[START Supplied material]
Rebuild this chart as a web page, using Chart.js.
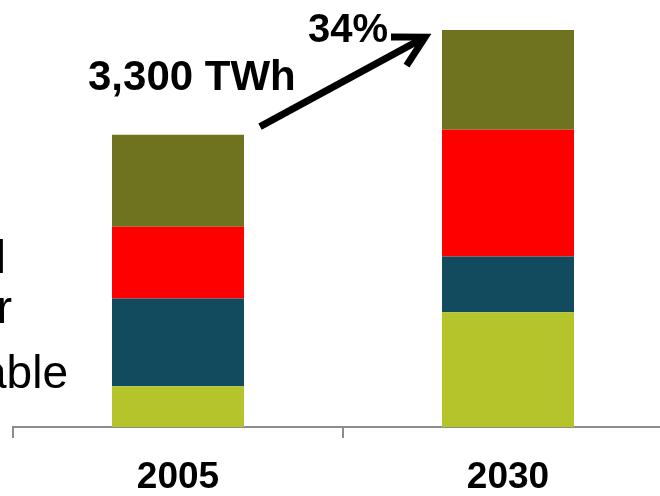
<!DOCTYPE html>
<html>
<head>
<meta charset="utf-8">
<script src="https://cdn.jsdelivr.net/npm/chart.js@4.4.1/dist/chart.umd.min.js"></script>
<style>
    html, body { margin: 0; padding: 0; overflow: hidden; background: #ffffff; }
    #wrap { position: absolute; left: 0; top: 0; width: 700px; height: 496px; }
</style>
</head>
<body>
<div id="wrap"><canvas id="diagram"></canvas></div>
<script>
    // electricity generation, TWh
    const years = ["2005", "2030"];
    const renewable = [460, 1295];
    const nuclear = [990, 630];
    const coal = [810, 1430];
    const gas = [1040, 1125];

    const totalLabel = "3,300 TWh";
    const growthLabel = "34%";

    const FONT = "'Liberation Sans', Arial, sans-serif";

    // cut-off legend text on the left edge
    const sideLabels = {
        id: 'sideLabels',
        afterDraw(chart) {
            const ctx = chart.ctx;
            const spots = [
                { i: 3, x: -12, y: 205 },
                { i: 2, x: 6, y: 273 },
                { i: 1, x: 12, y: 323 },
                { i: 0, x: 68, y: 388 }
            ];
            ctx.save();
            ctx.fillStyle = '#000000';
            ctx.font = "46px " + FONT;
            ctx.textAlign = 'right';
            ctx.textBaseline = 'alphabetic';
            spots.forEach(s => {
                ctx.fillText(chart.data.datasets[s.i].label, s.x, s.y);
            });
            ctx.restore();
        }
    };

    // growth arrow between the two stack tops
    const growthArrow = {
        id: 'growthArrow',
        afterDatasetsDraw(chart) {
            const ctx = chart.ctx;
            const meta = chart.getDatasetMeta(3);
            const a = meta.data[0];
            const b = meta.data[1];
            const x1 = a.x + a.width / 2 + 16;
            const y1 = a.y - 8;
            const x2 = b.x - b.width / 2 - 17;
            const y2 = b.y + 7;
            const ang = Math.atan2(y2 - y1, x2 - x1);
            const head = 34;
            const spread = 0.5;

            ctx.save();
            ctx.strokeStyle = '#000000';
            ctx.lineWidth = 7;
            ctx.lineCap = 'butt';
            ctx.lineJoin = 'miter';
            ctx.beginPath();
            ctx.moveTo(x1, y1);
            ctx.lineTo(x2, y2);
            ctx.stroke();
            ctx.beginPath();
            ctx.moveTo(x2 - head * Math.cos(ang - spread), y2 - head * Math.sin(ang - spread));
            ctx.lineTo(x2, y2);
            ctx.lineTo(x2 - head * Math.cos(ang + spread), y2 - head * Math.sin(ang + spread));
            ctx.stroke();

            ctx.fillStyle = '#000000';
            ctx.textBaseline = 'alphabetic';
            ctx.textAlign = 'left';
            ctx.font = "bold 42px " + FONT;
            ctx.fillText(totalLabel, 88, 90);
            ctx.font = "bold 40px " + FONT;
            ctx.fillText(growthLabel, 308, 42);
            ctx.restore();
        }
    };

    new Chart(
        document.getElementById("diagram"),
        {
            type: 'bar',
            data: {
                labels: years,
                datasets: [
                    { label: 'Renewable', data: renewable, backgroundColor: '#b5c42b' },
                    { label: 'Nuclear', data: nuclear, backgroundColor: '#124b5e' },
                    { label: 'Coal', data: coal, backgroundColor: '#ff0000' },
                    { label: 'Gas', data: gas, backgroundColor: '#6f731f' }
                ]
            },
            options: {
                responsive: true,
                maintainAspectRatio: false,
                animation: false,
                barPercentage: 0.4,
                categoryPercentage: 1,
                layout: {
                    padding: { left: 13, right: 27, top: 0, bottom: 0 }
                },
                plugins: {
                    legend: { display: false },
                    tooltip: { enabled: false }
                },
                scales: {
                    x: {
                        stacked: true,
                        afterFit(scale) { scale.height = 69; },
                        border: { display: true, color: '#8c8c8c', width: 2 },
                        grid: {
                            offset: true,
                            drawOnChartArea: false,
                            drawTicks: true,
                            tickLength: 11,
                            tickColor: '#8c8c8c',
                            lineWidth: 2
                        },
                        ticks: {
                            color: '#000000',
                            padding: 18,
                            font: { family: FONT, size: 37, weight: 'bold' }
                        }
                    },
                    y: {
                        stacked: true,
                        display: false,
                        min: 0,
                        max: 4820
                    }
                }
            },
            plugins: [sideLabels, growthArrow]
        }
    );
</script>
</body>
</html>
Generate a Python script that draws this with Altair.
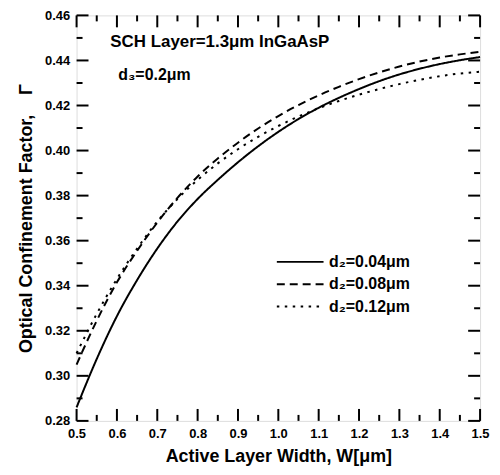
import altair as alt
import pandas as pd

# ---- data ----
W = [0.50, 0.55, 0.60, 0.65, 0.70, 0.75, 0.80, 0.85, 0.90, 0.95, 1.00,
     1.05, 1.10, 1.15, 1.20, 1.25, 1.30, 1.35, 1.40, 1.45, 1.50]
gamma_d2_004 = [0.286, 0.3075, 0.3265, 0.3425, 0.3565, 0.3685, 0.3785, 0.3870, 0.3948, 0.4019, 0.4083,
                0.4140, 0.4190, 0.4234, 0.4273, 0.4308, 0.4338, 0.4363, 0.4384, 0.4401, 0.4415]
gamma_d2_008 = [0.305, 0.3245, 0.3415, 0.3555, 0.3680, 0.3790, 0.3885, 0.3965, 0.4035, 0.4098, 0.4153,
                0.4202, 0.4245, 0.4283, 0.4317, 0.4347, 0.4373, 0.4395, 0.4413, 0.4427, 0.4438]
gamma_d2_012 = [0.310, 0.3275, 0.3430, 0.3565, 0.3685, 0.3785, 0.3870, 0.3943, 0.4006, 0.4061, 0.4109,
                0.4151, 0.4188, 0.4220, 0.4248, 0.4273, 0.4295, 0.4314, 0.4330, 0.4342, 0.4350]
series_labels = ["d\u2082=0.04\u03bcm", "d\u2082=0.08\u03bcm", "d\u2082=0.12\u03bcm"]
series_dashes = [[1, 0], [8, 5], [2.5, 5.5]]

x_major = [0.5, 0.6, 0.7, 0.8, 0.9, 1.0, 1.1, 1.2, 1.3, 1.4, 1.5]
x_minor = [0.55, 0.65, 0.75, 0.85, 0.95, 1.05, 1.15, 1.25, 1.35, 1.45]
y_major = [0.28, 0.30, 0.32, 0.34, 0.36, 0.38, 0.40, 0.42, 0.44, 0.46]
y_minor = [0.29, 0.31, 0.33, 0.35, 0.37, 0.39, 0.41, 0.43, 0.45]

annot_1 = "SCH Layer=1.3\u03bcm InGaAsP"
annot_2 = "d\u2083=0.2\u03bcm"

FONT = "Liberation Sans"
PW, PH = 406, 408

rows = []
for lab, vals in zip(series_labels, [gamma_d2_004, gamma_d2_008, gamma_d2_012]):
    for w, g in zip(W, vals):
        rows.append({"W": w, "G": g, "series": lab})
df = pd.DataFrame(rows)

xs = alt.Scale(domain=[0.5, 1.5], nice=False, zero=False)
ys = alt.Scale(domain=[0.28, 0.46], nice=False, zero=False)

lines = alt.Chart(df).mark_line(color="black", strokeWidth=2, interpolate="monotone").encode(
    x=alt.X("W:Q", scale=xs,
            axis=alt.Axis(values=x_major, format=".1f", tickSize=0, domain=False, grid=False,
                          labelFont=FONT, labelFontWeight="bold", labelFontSize=13,
                          labelColor="black", labelPadding=7, labelFlush=False,
                          title="Active Layer Width, W[\u03bcm]", titleFont=FONT,
                          titleFontSize=18, titleFontWeight="bold", titleColor="black",
                          titlePadding=7)),
    y=alt.Y("G:Q", scale=ys,
            axis=alt.Axis(values=y_major, format=".2f", tickSize=0, domain=False, grid=False,
                          labelFont=FONT, labelFontWeight="bold", labelFontSize=13,
                          labelColor="black", labelPadding=7, labelFlush=False,
                          title="Optical Confinement Factor,\u00a0\u00a0\u00a0\u00a0\u0393",
                          titleFont=FONT, titleFontSize=18, titleFontWeight="bold",
                          titleColor="black", titlePadding=9)),
    strokeDash=alt.StrokeDash(
        "series:N",
        scale=alt.Scale(domain=series_labels, range=series_dashes),
        sort=series_labels,
        legend=alt.Legend(orient="none", legendX=214, legendY=237, title=None, padding=0,
                          symbolType="M-2.35,0H2.35", symbolSize=400, symbolStrokeWidth=2,
                          symbolStrokeColor="black", labelOffset=18,
                          labelFont=FONT, labelFontSize=16, labelFontWeight="bold",
                          labelColor="black", rowPadding=3.5)),
)

def xticks(vals, length):
    d = pd.DataFrame({"v": vals})
    bottom = alt.Chart(d).mark_tick(color="black", thickness=2, size=length, orient="vertical",
                                    opacity=1).encode(
        x=alt.X("v:Q", scale=xs), y=alt.value(PH - length / 2))
    top = alt.Chart(d).mark_tick(color="black", thickness=2, size=length, orient="vertical",
                                 opacity=1).encode(
        x=alt.X("v:Q", scale=xs), y=alt.value(length / 2))
    return [bottom, top]

def yticks(vals, length):
    d = pd.DataFrame({"v": vals})
    left = alt.Chart(d).mark_tick(color="black", thickness=2, size=length, orient="horizontal",
                                  opacity=1).encode(
        y=alt.Y("v:Q", scale=ys), x=alt.value(length / 2))
    right = alt.Chart(d).mark_tick(color="black", thickness=2, size=length, orient="horizontal",
                                   opacity=1).encode(
        y=alt.Y("v:Q", scale=ys), x=alt.value(PW - length / 2))
    return [left, right]

tick_layers = xticks(x_major, 12) + xticks(x_minor, 6) + yticks(y_major, 12) + yticks(y_minor, 6)

t1 = alt.Chart(pd.DataFrame({"t": [annot_1]})).mark_text(
    font=FONT, fontSize=17, fontWeight="bold", align="left", baseline="alphabetic", color="black"
).encode(text="t:N", x=alt.value(34), y=alt.value(32))
t2 = alt.Chart(pd.DataFrame({"t": [annot_2]})).mark_text(
    font=FONT, fontSize=16, fontWeight="bold", align="left", baseline="alphabetic", color="black"
).encode(text="t:N", x=alt.value(42), y=alt.value(65))

chart = alt.layer(lines, *tick_layers, t1, t2).properties(
    width=PW, height=PH,
    autosize=alt.AutoSizeParams(type="none"),
    padding={"left": 69, "top": 6, "right": 12, "bottom": 52},
).configure_view(stroke="black", strokeWidth=2.5).configure(background="white")

chart.save("out.html", embed_options={"renderer": "svg", "actions": False})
[END Supplied material]
▸ Problem
The lines from the start of the data through the line that contains "const gas = [1040, 1125];" are to be returned exactly, please, with both ends included and every picture left out.

▸ Result below
Rebuild this chart as a web page, using Chart.js.
<!DOCTYPE html>
<html>
<head>
<meta charset="utf-8">
<script src="https://cdn.jsdelivr.net/npm/chart.js@4.4.1/dist/chart.umd.min.js"></script>
<style>
    html, body { margin: 0; padding: 0; overflow: hidden; background: #ffffff; }
    #wrap { position: absolute; left: 0; top: 0; width: 700px; height: 496px; }
</style>
</head>
<body>
<div id="wrap"><canvas id="diagram"></canvas></div>
<script>
    // electricity generation, TWh
    const years = ["2005", "2030"];
    const renewable = [460, 1295];
    const nuclear = [990, 630];
    const coal = [810, 1430];
    const gas = [1040, 1125];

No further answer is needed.